DATA LISTING:
^^^^

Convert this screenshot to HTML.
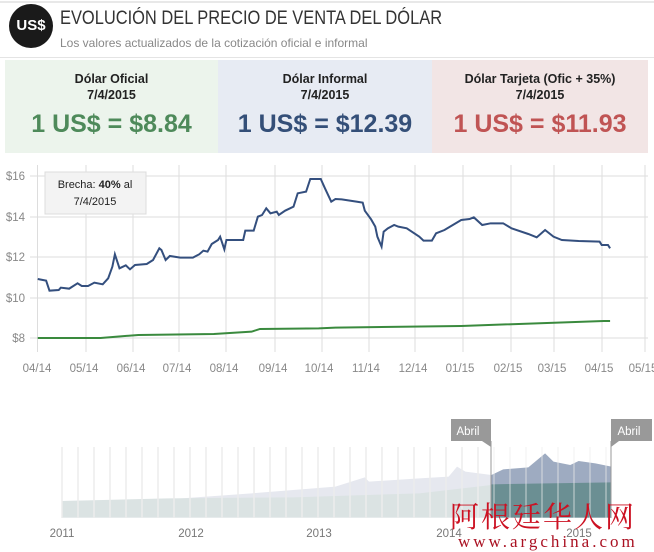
<!DOCTYPE html>
<html><head><meta charset="utf-8"><style>
body{margin:0;width:654px;height:552px;background:#fff;font-family:"Liberation Sans",sans-serif;position:relative;overflow:hidden}
.a{position:absolute}
.box{position:absolute;top:60px;height:93px;text-align:center;font-weight:bold}
.box .l{font-size:12.5px;color:#222;margin-top:11px;line-height:16px}
.box .v{font-size:25px;margin-top:7px;font-family:"Liberation Sans Narrow","Liberation Sans",sans-serif}
</style></head><body>
<div class="a" style="left:0;top:1px;width:654px;height:2px;background:#e8e8e8"></div>
<div class="a" style="left:9px;top:4px;width:44px;height:44px;border-radius:50%;background:#1a1a1a;color:#fff;font-weight:bold;font-size:15px;line-height:44px;text-align:center">US$</div>
<div class="a" style="left:60px;top:8px;font-size:19px;color:#333;transform:scaleX(0.865);transform-origin:0 0;white-space:nowrap">EVOLUCIÓN DEL PRECIO DE VENTA DEL DÓLAR</div>
<div class="a" style="left:60px;top:36px;font-size:12px;color:#888">Los valores actualizados de la cotización oficial e informal</div>
<div class="a" style="left:0;top:57px;width:654px;height:1px;background:#e4e4e4"></div>
<div class="box" style="left:5px;width:213px;background:#ecf4ec"><div class="l">Dólar Oficial<br>7/4/2015</div><div class="v" style="color:#4e8a5a">1 US$ = $8.84</div></div>
<div class="box" style="left:218px;width:214px;background:#e7ebf3"><div class="l">Dólar Informal<br>7/4/2015</div><div class="v" style="color:#344f78">1 US$ = $12.39</div></div>
<div class="box" style="left:432px;width:216px;background:#f2e5e5"><div class="l">Dólar Tarjeta (Ofic + 35%)<br>7/4/2015</div><div class="v" style="color:#c05454">1 US$ = $11.93</div></div>

<svg class="a" style="left:0;top:0" width="654" height="552" font-family="Liberation Sans, sans-serif">
<g stroke="#ddd" stroke-width="1">
<line x1="37.5" y1="165" x2="37.5" y2="352"/><line x1="86" y1="165" x2="86" y2="352"/><line x1="133" y1="165" x2="133" y2="352"/><line x1="179" y1="165" x2="179" y2="352"/><line x1="226" y1="165" x2="226" y2="352"/><line x1="275" y1="165" x2="275" y2="352"/><line x1="322" y1="165" x2="322" y2="352"/><line x1="369" y1="165" x2="369" y2="352"/><line x1="415" y1="165" x2="415" y2="352"/><line x1="463" y1="165" x2="463" y2="352"/><line x1="511" y1="165" x2="511" y2="352"/><line x1="554" y1="165" x2="554" y2="352"/><line x1="602" y1="165" x2="602" y2="352"/><line x1="645" y1="165" x2="645" y2="352"/>
<line x1="30" y1="176" x2="648" y2="176"/><line x1="30" y1="217" x2="648" y2="217"/><line x1="30" y1="257" x2="648" y2="257"/><line x1="30" y1="298" x2="648" y2="298"/><line x1="30" y1="338" x2="648" y2="338"/>
</g>
<g font-size="11.5" fill="#888" text-anchor="end"><text x="25" y="180">$16</text><text x="25" y="221">$14</text><text x="25" y="261">$12</text><text x="25" y="302">$10</text><text x="25" y="342">$8</text></g>
<g font-size="11.5" fill="#888" text-anchor="middle"><text x="37" y="372">04/14</text><text x="84" y="372">05/14</text><text x="131" y="372">06/14</text><text x="177" y="372">07/14</text><text x="224" y="372">08/14</text><text x="273" y="372">09/14</text><text x="319" y="372">10/14</text><text x="366" y="372">11/14</text><text x="413" y="372">12/14</text><text x="460" y="372">01/15</text><text x="508" y="372">02/15</text><text x="552" y="372">03/15</text><text x="599" y="372">04/15</text><text x="643" y="372">05/15</text></g>
<g transform="translate(0,160) scale(0.4193,0.3333)" fill="none">
<polyline vector-effect="non-scaling-stroke" stroke="#344f7e" stroke-width="2" points="90,357 110,362 118,392 140,390 145,383 165,386 185,370 195,378 210,378 225,368 245,373 258,355 268,320 274,283 285,325 300,316 310,328 322,315 350,312 365,300 380,265 385,270 395,300 405,288 430,293 460,293 475,283 485,272 495,275 505,252 520,240 525,230 535,268 540,240 580,240 585,212 605,212 615,170 625,165 635,145 645,160 660,155 665,165 680,152 700,140 710,100 730,95 740,57 765,57 775,85 790,125 800,117 815,118 850,125 865,128 870,152 885,178 895,200 900,230 910,260 915,215 925,205 940,195 950,200 970,205 1000,230 1010,242 1030,242 1040,220 1060,210 1100,180 1120,177 1130,172 1150,195 1170,190 1200,190 1220,205 1260,222 1280,232 1300,210 1320,230 1340,240 1380,243 1430,245 1435,255 1450,255 1455,265"/>
<polyline vector-effect="non-scaling-stroke" stroke="#3a8a3e" stroke-width="2" points="90,534 240,534 280,530 330,525 510,522 600,515 620,507 760,505 800,503 1100,498 1440,483 1455,483"/>
</g>
<rect x="45" y="172" width="101" height="42" fill="#f3f3f3" stroke="#ddd"/>
<text x="95" y="188" font-size="11" text-anchor="middle" fill="#222">Brecha: <tspan font-weight="bold">40%</tspan> al</text>
<text x="95" y="205" font-size="11" text-anchor="middle" fill="#222">7/4/2015</text>

<g transform="translate(0,380) scale(0.4193,0.3333)">
<polygon fill="#e6e8ef" points="148,413 148,363 400,358 600,340 800,320 870,292 880,305 1000,295 1070,290 1090,260 1110,275 1172,285 1172,413"/>
<polygon fill="#dbe3e3" points="148,413 148,363 400,355 700,352 1000,340 1172,315 1172,413"/>
<polygon fill="#9eabc1" points="1172,413 1172,285 1200,268 1260,262 1300,220 1320,245 1360,255 1380,243 1420,250 1458,260 1458,413"/>
<polygon fill="#6b8f93" points="1172,413 1172,313 1458,307 1458,413"/>
</g>
<g stroke="#ececec" stroke-width="1.5">
<line x1="62" y1="447" x2="62" y2="518"/><line x1="78" y1="447" x2="78" y2="518"/><line x1="94" y1="447" x2="94" y2="518"/><line x1="110" y1="447" x2="110" y2="518"/><line x1="126" y1="447" x2="126" y2="518"/><line x1="142" y1="447" x2="142" y2="518"/><line x1="158" y1="447" x2="158" y2="518"/><line x1="174" y1="447" x2="174" y2="518"/><line x1="190" y1="447" x2="190" y2="518"/><line x1="206" y1="447" x2="206" y2="518"/><line x1="222" y1="447" x2="222" y2="518"/><line x1="238" y1="447" x2="238" y2="518"/><line x1="254" y1="447" x2="254" y2="518"/><line x1="270" y1="447" x2="270" y2="518"/><line x1="286" y1="447" x2="286" y2="518"/><line x1="302" y1="447" x2="302" y2="518"/><line x1="318" y1="447" x2="318" y2="518"/><line x1="334" y1="447" x2="334" y2="518"/><line x1="350" y1="447" x2="350" y2="518"/><line x1="366" y1="447" x2="366" y2="518"/><line x1="382" y1="447" x2="382" y2="518"/><line x1="398" y1="447" x2="398" y2="518"/><line x1="414" y1="447" x2="414" y2="518"/><line x1="430" y1="447" x2="430" y2="518"/><line x1="446" y1="447" x2="446" y2="518"/><line x1="462" y1="447" x2="462" y2="518"/><line x1="478" y1="447" x2="478" y2="518"/><line x1="494" y1="447" x2="494" y2="518" stroke-opacity=".5"/><line x1="510" y1="447" x2="510" y2="518" stroke-opacity=".5"/><line x1="526" y1="447" x2="526" y2="518" stroke-opacity=".5"/><line x1="542" y1="447" x2="542" y2="518" stroke-opacity=".5"/><line x1="558" y1="447" x2="558" y2="518" stroke-opacity=".5"/><line x1="574" y1="447" x2="574" y2="518" stroke-opacity=".5"/><line x1="590" y1="447" x2="590" y2="518" stroke-opacity=".5"/><line x1="606" y1="447" x2="606" y2="518" stroke-opacity=".5"/>
</g>
<line x1="491" y1="441" x2="491" y2="518" stroke="#999"/><line x1="611" y1="441" x2="611" y2="518" stroke="#999"/>
<path d="M451 419 H491 V447 L482 441 H451Z" fill="#999"/>
<text x="468" y="435" font-size="11.5" fill="#fff" text-anchor="middle">Abril</text>
<path d="M611 419 H652 V441 H619 L611 447Z" fill="#999"/>
<text x="629" y="435" font-size="11.5" fill="#fff" text-anchor="middle">Abril</text>
<g font-size="11.5" fill="#777" text-anchor="middle"><text x="62" y="537">2011</text><text x="191" y="537">2012</text><text x="319" y="537">2013</text><text x="449" y="537">2014</text><text x="579" y="537">2015</text></g>
<text x="450" y="527" font-size="29" fill="#cc1122" font-family="Noto Serif CJK SC, serif" letter-spacing="2">阿根廷华人网</text>
<text x="458" y="547" font-size="17" fill="#aa1122" font-family="Liberation Serif, serif" letter-spacing="3">www.argchina.com</text>
</svg>
</body></html>
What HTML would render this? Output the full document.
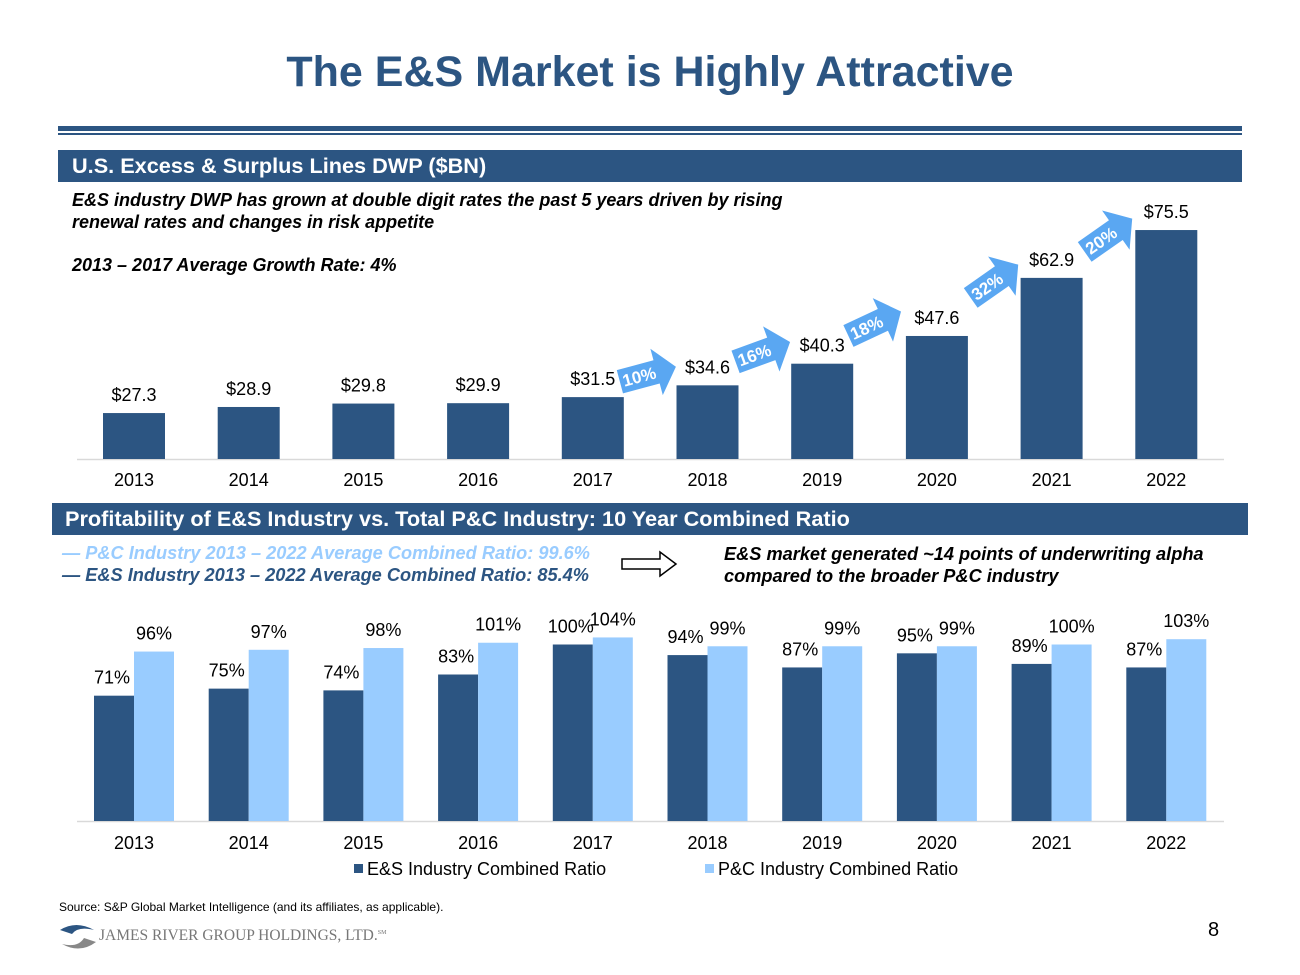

^^^^

THE PROBLEM: Which lines contain "this"? Copy each of them.

OUTPUT BELOW:
Convert this screenshot to HTML.
What HTML would render this? Output the full document.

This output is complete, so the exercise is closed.